Re: Vacation ordinance | Letter

I must comment on the front-page story “Amendments to vacation rental permit ordinance proposed.” There is so much about this that is infuriating.

I have had friends in the construction trade here that have long speculated that the county is using an unresponsive and unnecessarily glacial permitting process as a planning tool. Here it is in black and white. What could be more disingenuous? We staff a county department with well-paid people, who enjoy working conditions and benefits that are not common in our local private sector, all at the taxpayer’s expense, who are instructed to frustrate the intentions of those same taxpayers? Taxpayers who pay at every turn, and expend thought and energies to devise plans to test their hopes and visions, hiring consultants and draftspeople to get to the point of a permit submittal, only to find out the department is there to surreptitiously obstruct their plans?

Also infuriating is the logic that this cruel proposal is based upon. Why do we need affordable housing? Because we have people living and working here who need to have tenable living situations. If one takes away the jobs that vacation rentals generate, one will substantially reduce the number of people able to find work in San Juan County. They will no longer be looking for housing, and those houses that have been freed up by discouraging people from making them available as vacation rentals will remain empty. They will remain empty not only because they will not be permitted as guest houses, but they will remain empty because the people who do need rentals will still not be able to afford them. As a further result of this, the people who would have rented the vacation rentals will not arrive – because there will be nowhere for them to stay. This will further reduce revenues and employment potential.
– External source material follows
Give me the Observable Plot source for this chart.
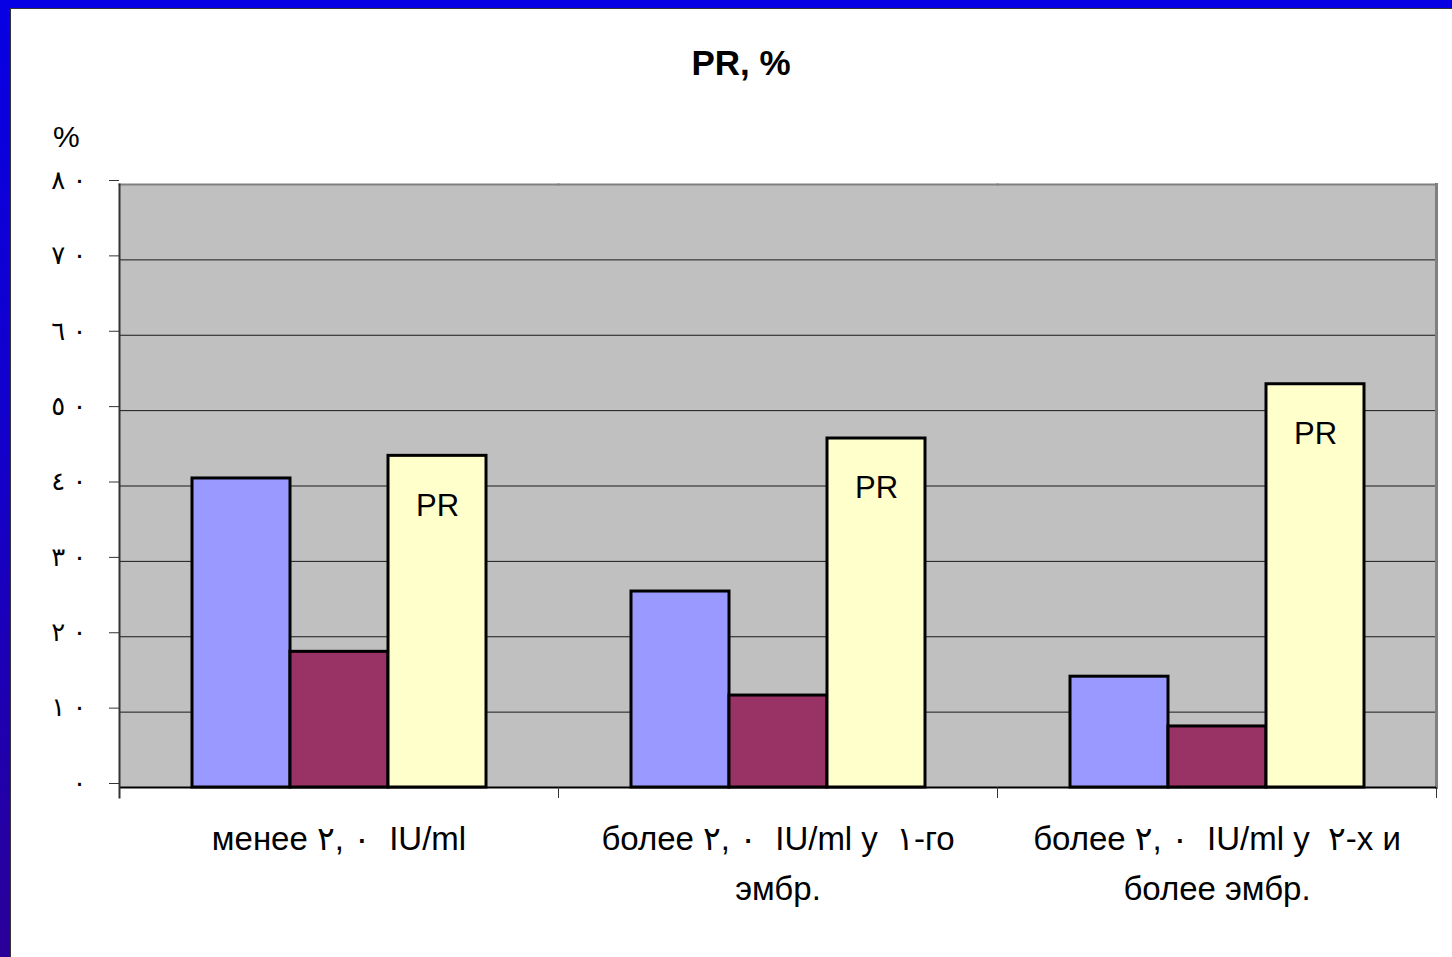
<!DOCTYPE html>
<html>
<head>
<meta charset="utf-8">
<script src="https://cdn.jsdelivr.net/npm/d3@7"></script>
<script src="https://cdn.jsdelivr.net/npm/@observablehq/plot@0.6"></script>
<style>
  html, body { margin: 0; padding: 0; }
  body { width: 1452px; height: 957px; overflow: hidden; font-family: "Liberation Sans", "DejaVu Sans", sans-serif; }
  #page { position: absolute; left: 0; top: 0; width: 1452px; height: 957px;
          background: linear-gradient(to bottom, #0800e4 0%, #1400c8 50%, #2a0098 100%); }
  #panel { position: absolute; left: 10px; top: 8px; width: 1460px; height: 970px; background: #fff;
           border-left: 1px solid #333; border-top: 1px solid #333; }
  #title { position: absolute; left: 0; top: 45px; width: 1482px; text-align: center;
           font: bold 35px/35px "Liberation Sans", "DejaVu Sans", sans-serif; color: #000; }
  #unit { position: absolute; left: 53px; top: 122px; font: 30px/30px "Liberation Sans", "DejaVu Sans", sans-serif; color: #000; }
  #chart { position: absolute; left: 0; top: 100px; }
  #chart svg { background: transparent; }
</style>
</head>
<body>
<div id="page"><div id="panel"></div>
  <div id="title">PR, %</div>
  <div id="unit">%</div>
  <div id="chart"></div>
</div>
<script>
const categories = [
  "менее ٢,\u200E \u200E٠  IU/ml",
  "более ٢,\u200E \u200E٠  IU/ml у  ١-го\nэмбр.",
  "более ٢,\u200E \u200E٠  IU/ml у  ٢-х и\nболее эмбр."
];
const seriesNames = ["ряд 1", "ряд 2", "PR"];
const blueValues = [41, 26, 14.7];
const maroonValues = [18, 12.2, 8.1];
const prValues = [44, 46.3, 53.5];
const yTicks = [0, 10, 20, 30, 40, 50, 60, 70, 80];
const seriesColors = ["#9999ff", "#993366", "#ffffcc"];

const valuesBySeries = [blueValues, maroonValues, prValues];
const rows = [];
categories.forEach((cat, i) => {
  seriesNames.forEach((s, j) => rows.push({cat, series: s, value: valuesBySeries[j][i]}));
});

const arabDigits = "٠١٢٣٤٥٦٧٨٩";
const arab = d => String(d).split("").map(c => arabDigits[+c]).join(" \u200E");

const chart = Plot.plot({
  width: 1452,
  height: 857,
  marginLeft: 119,
  marginRight: 16,
  marginTop: 84,
  marginBottom: 170,
  style: {fontFamily: "'Liberation Sans', 'DejaVu Sans', sans-serif", color: "#000", background: "transparent"},
  fx: {domain: categories, padding: 0, label: null},
  x: {domain: seriesNames, paddingInner: 0, paddingOuter: 0.73, axis: null},
  y: {domain: [0, 80], axis: null},
  color: {domain: seriesNames, range: seriesColors},
  marks: [
    Plot.frame({fill: "#c0c0c0", stroke: "#c0c0c0", strokeWidth: 1}),
    Plot.gridY(yTicks.filter(t => t > 0 && t < 80), {stroke: "#1a1a1a", strokeOpacity: 1, strokeWidth: 1}),
    Plot.frame({anchor: "top", stroke: "#808080", strokeWidth: 2}),
    Plot.frame({anchor: "right", stroke: "#808080", strokeWidth: 3, fx: [categories[2]]}),
    Plot.barY(rows, {fx: "cat", x: "series", y: "value", fill: "series", stroke: "#000", strokeWidth: 3}),
    Plot.ruleY([0], {stroke: "#000", strokeWidth: 2}),
    Plot.frame({anchor: "left", stroke: "#333", strokeWidth: 2, insetBottom: -10, fx: [categories[0]]}),
    Plot.frame({anchor: "left", stroke: "#333", strokeWidth: 1, insetTop: 603, insetBottom: -10}),
    Plot.frame({anchor: "right", stroke: "#333", strokeWidth: 1, insetTop: 603, insetBottom: -10}),
    Plot.axisY({ticks: yTicks, tickFormat: arab, tickSize: 10, tickPadding: 23, fontSize: 26, dy: -4, label: null, stroke: "#333"}),
    Plot.axisFx({anchor: "bottom", tickSize: 0, tickPadding: 27, fontSize: 33, lineHeight: 1.52, label: null, tickFormat: d => d}),
    Plot.text(rows.filter(d => d.series === "PR"), {fx: "cat", x: "series", y: "value", text: "series", dy: 50, fontSize: 31, fill: "#000"})
  ]
});
document.getElementById("chart").appendChild(chart);
</script>
</body>
</html>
Infuriating about this also is that the people who are working in the county departments will not feel this pain. Their jobs continue regardless, as do the taxes that provide their payroll. The article that I refer to here, perhaps unfairly, creates the tendency in this reader to characterize bureaucrats as being out of touch with life on the ground. People who see no contradiction in setting themselves at odds with the people they are supposed to serve. I would like to propose that a system be developed to identify and profile this type of person, and then devise a method to frustrate and discourage their ability to locate in our communities.